INSTRUCTIONS FOR THE TASK: Give every line back verbatim, dropping all images.

***** STORED DATA *****

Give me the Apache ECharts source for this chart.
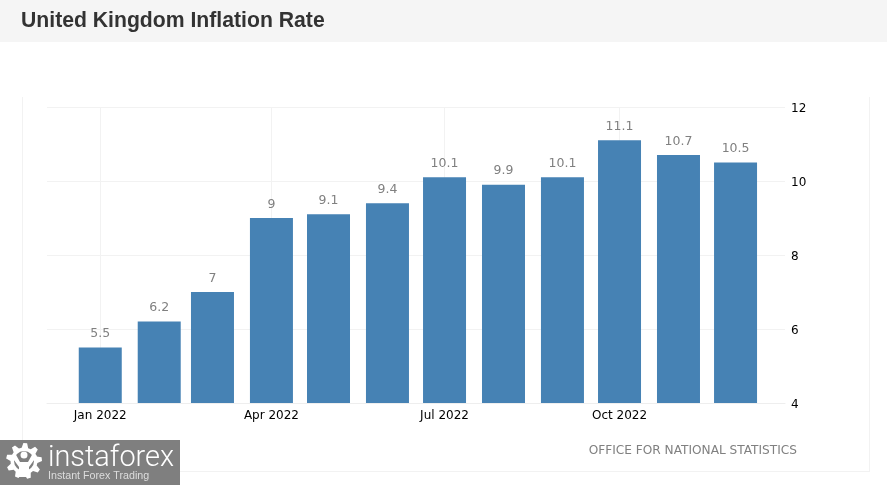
<!DOCTYPE html>
<html><head><meta charset="utf-8">
<style>html,body{margin:0;padding:0;background:#fff}#c{width:887px;height:485px}</style>
<script src="https://cdn.jsdelivr.net/npm/echarts@6/dist/echarts.min.js"></script>
</head><body><div id="c"></div>
<script>
const months = ['2022-01-01','2022-02-01','2022-03-01','2022-04-01','2022-05-01','2022-06-01','2022-07-01','2022-08-01','2022-09-01','2022-10-01','2022-11-01','2022-12-01'];
const values = [5.5,6.2,7,9,9.1,9.4,10.1,9.9,10.1,11.1,10.7,10.5];
const xTicks = ['2022-01-01','2022-04-01','2022-07-01','2022-10-01'];
const titleText = 'United Kingdom Inflation Rate';
const sourceText = 'OFFICE FOR NATIONAL STATISTICS';
const MON = ['Jan','Feb','Mar','Apr','May','Jun','Jul','Aug','Sep','Oct','Nov','Dec'];
const FONT = '"DejaVu Sans"';
const ts = s => Date.parse(s + 'T00:00:00Z');

// logo gear outline
function gearPoints(cx,cy,r1,r2,n){
  const pts=[];
  for(let i=0;i<n;i++){
    const a=i/n*2*Math.PI, w=2*Math.PI/n;
    [[r1,-0.5],[r2,-0.3],[r2,0.0],[r1,0.2]].forEach(([r,o])=>{
      pts.push([cx+r*Math.cos(a+o*w),cy+r*Math.sin(a+o*w)]);
    });
  }
  return pts;
}

const chart = echarts.init(document.getElementById('c'), null, {renderer:'canvas'});
chart.setOption({
  animation:false,
  backgroundColor:'#fff',
  grid:{left:47,right:102,top:107,bottom:82},
  xAxis:{
    type:'value',
    min:ts('2021-12-04'),
    max:ts('2022-12-27'),
    axisLine:{show:true,lineStyle:{color:'#eeeeee',width:1}},
    axisTick:{show:false,customValues:xTicks.map(ts)},
    splitLine:{show:true,lineStyle:{color:'#f2f2f2',width:1}},
    axisLabel:{
      customValues:xTicks.map(ts),
      hideOverlap:false,showMinLabel:true,showMaxLabel:true,
      color:'#000',fontFamily:FONT,fontSize:12,margin:7,
      formatter:v=>{const d=new Date(v);return MON[d.getUTCMonth()]+' '+d.getUTCFullYear();}
    }
  },
  yAxis:{
    type:'value',position:'right',min:4,max:12,interval:2,
    axisLine:{show:false},axisTick:{show:false},
    splitLine:{show:true,lineStyle:{color:'#f2f2f2',width:1}},
    axisLabel:{color:'#000',fontFamily:FONT,fontSize:12,margin:6,verticalAlign:'top',lineHeight:3}
  },
  series:[{
    type:'bar',
    barWidth:43,
    data:months.map((m,i)=>[ts(m),values[i]]),
    itemStyle:{color:'#4682b4'},
    label:{show:true,position:'top',distance:7,color:'#808080',fontFamily:FONT,fontSize:12.5,
      formatter:p=>String(p.value[1])}
  }],
  graphic:[
    {type:'rect',silent:true,z:-1,shape:{x:0,y:0,width:887,height:42},style:{fill:'#f5f5f5'}},
    {type:'text',silent:true,style:{x:21,y:21,text:titleText,fill:'#333333',font:'bold 21.2px "Liberation Sans"',textVerticalAlign:'middle'}},
    {type:'line',silent:true,shape:{x1:22.5,y1:97,x2:22.5,y2:471.5},style:{stroke:'#f2f2f2',lineWidth:1}},
    {type:'line',silent:true,shape:{x1:869.5,y1:97,x2:869.5,y2:471.5},style:{stroke:'#f2f2f2',lineWidth:1}},
    {type:'line',silent:true,shape:{x1:22,y1:471.5,x2:870,y2:471.5},style:{stroke:'#f2f2f2',lineWidth:1}},
    {type:'text',silent:true,style:{x:797,y:451,text:sourceText,fill:'#808080',font:'12.15px '+FONT,textAlign:'right',textVerticalAlign:'middle'}},
    {type:'rect',silent:true,z:10,shape:{x:0,y:440,width:180,height:45},style:{fill:'#7f7f7f'}},
    {type:'polygon',silent:true,z:11,shape:{points:gearPoints(24,461,13.5,18,9)},style:{fill:'#fff'}},
    {type:'circle',silent:true,z:12,shape:{cx:24,cy:461,r:10},style:{fill:'#7f7f7f'}},
    {type:'circle',silent:true,z:13,shape:{cx:24,cy:455,r:3.5},style:{fill:'#fff'}},
    {type:'polygon',silent:true,z:13,shape:{points:[[11,456],[15,453],[20,462],[28,462],[33,453],[37,456],[29,467],[29,477],[19,477],[19,467]]},style:{fill:'#fff'}},
    {type:'text',silent:true,z:11,style:{x:48,y:459,text:'instaforex',fill:'#fff',font:'300 28.9px Roboto',textVerticalAlign:'middle'}},
    {type:'text',silent:true,z:11,style:{x:48,y:476,text:'Instant Forex Trading',fill:'#dddddd',font:'10.7px "Liberation Sans"',textVerticalAlign:'middle'}}
  ]
});
</script></body></html>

*****

RESULT BELOW:
Give me the Apache ECharts source for this chart.
<!DOCTYPE html>
<html><head><meta charset="utf-8">
<style>html,body{margin:0;padding:0;background:#fff}#c{width:887px;height:485px}</style>
<script src="https://cdn.jsdelivr.net/npm/echarts@6/dist/echarts.min.js"></script>
</head><body><div id="c"></div>
<script>
const months = ['2022-01-01','2022-02-01','2022-03-01','2022-04-01','2022-05-01','2022-06-01','2022-07-01','2022-08-01','2022-09-01','2022-10-01','2022-11-01','2022-12-01'];
const values = [5.5,6.2,7,9,9.1,9.4,10.1,9.9,10.1,11.1,10.7,10.5];
const xTicks = ['2022-01-01','2022-04-01','2022-07-01','2022-10-01'];
const titleText = 'United Kingdom Inflation Rate';
const sourceText = 'OFFICE FOR NATIONAL STATISTICS';
const MON = ['Jan','Feb','Mar','Apr','May','Jun','Jul','Aug','Sep','Oct','Nov','Dec'];
const FONT = '"DejaVu Sans"';
const ts = s => Date.parse(s + 'T00:00:00Z');

// logo gear outline
function gearPoints(cx,cy,r1,r2,n){
  const pts=[];
  for(let i=0;i<n;i++){
    const a=i/n*2*Math.PI, w=2*Math.PI/n;
    [[r1,-0.5],[r2,-0.3],[r2,0.0],[r1,0.2]].forEach(([r,o])=>{
      pts.push([cx+r*Math.cos(a+o*w),cy+r*Math.sin(a+o*w)]);
    });
  }
  return pts;
}

const chart = echarts.init(document.getElementById('c'), null, {renderer:'canvas'});
chart.setOption({
  animation:false,
  backgroundColor:'#fff',
  grid:{left:47,right:102,top:107,bottom:82},
  xAxis:{
    type:'value',
    min:ts('2021-12-04'),
    max:ts('2022-12-27'),
    axisLine:{show:true,lineStyle:{color:'#eeeeee',width:1}},
    axisTick:{show:false,customValues:xTicks.map(ts)},
    splitLine:{show:true,lineStyle:{color:'#f2f2f2',width:1}},
    axisLabel:{
      customValues:xTicks.map(ts),
      hideOverlap:false,showMinLabel:true,showMaxLabel:true,
      color:'#000',fontFamily:FONT,fontSize:12,margin:7,
      formatter:v=>{const d=new Date(v);return MON[d.getUTCMonth()]+' '+d.getUTCFullYear();}
    }
  },
  yAxis:{
    type:'value',position:'right',min:4,max:12,interval:2,
    axisLine:{show:false},axisTick:{show:false},
    splitLine:{show:true,lineStyle:{color:'#f2f2f2',width:1}},
    axisLabel:{color:'#000',fontFamily:FONT,fontSize:12,margin:6,verticalAlign:'top',lineHeight:3}
  },
  series:[{
    type:'bar',
    barWidth:43,
    data:months.map((m,i)=>[ts(m),values[i]]),
    itemStyle:{color:'#4682b4'},
    label:{show:true,position:'top',distance:7,color:'#808080',fontFamily:FONT,fontSize:12.5,
      formatter:p=>String(p.value[1])}
  }],
  graphic:[
    {type:'rect',silent:true,z:-1,shape:{x:0,y:0,width:887,height:42},style:{fill:'#f5f5f5'}},
    {type:'text',silent:true,style:{x:21,y:21,text:titleText,fill:'#333333',font:'bold 21.2px "Liberation Sans"',textVerticalAlign:'middle'}},
    {type:'line',silent:true,shape:{x1:22.5,y1:97,x2:22.5,y2:471.5},style:{stroke:'#f2f2f2',lineWidth:1}},
    {type:'line',silent:true,shape:{x1:869.5,y1:97,x2:869.5,y2:471.5},style:{stroke:'#f2f2f2',lineWidth:1}},
    {type:'line',silent:true,shape:{x1:22,y1:471.5,x2:870,y2:471.5},style:{stroke:'#f2f2f2',lineWidth:1}},
    {type:'text',silent:true,style:{x:797,y:451,text:sourceText,fill:'#808080',font:'12.15px '+FONT,textAlign:'right',textVerticalAlign:'middle'}},
    {type:'rect',silent:true,z:10,shape:{x:0,y:440,width:180,height:45},style:{fill:'#7f7f7f'}},
    {type:'polygon',silent:true,z:11,shape:{points:gearPoints(24,461,13.5,18,9)},style:{fill:'#fff'}},
    {type:'circle',silent:true,z:12,shape:{cx:24,cy:461,r:10},style:{fill:'#7f7f7f'}},
    {type:'circle',silent:true,z:13,shape:{cx:24,cy:455,r:3.5},style:{fill:'#fff'}},
    {type:'polygon',silent:true,z:13,shape:{points:[[11,456],[15,453],[20,462],[28,462],[33,453],[37,456],[29,467],[29,477],[19,477],[19,467]]},style:{fill:'#fff'}},
    {type:'text',silent:true,z:11,style:{x:48,y:459,text:'instaforex',fill:'#fff',font:'300 28.9px Roboto',textVerticalAlign:'middle'}},
    {type:'text',silent:true,z:11,style:{x:48,y:476,text:'Instant Forex Trading',fill:'#dddddd',font:'10.7px "Liberation Sans"',textVerticalAlign:'middle'}}
  ]
});
</script></body></html>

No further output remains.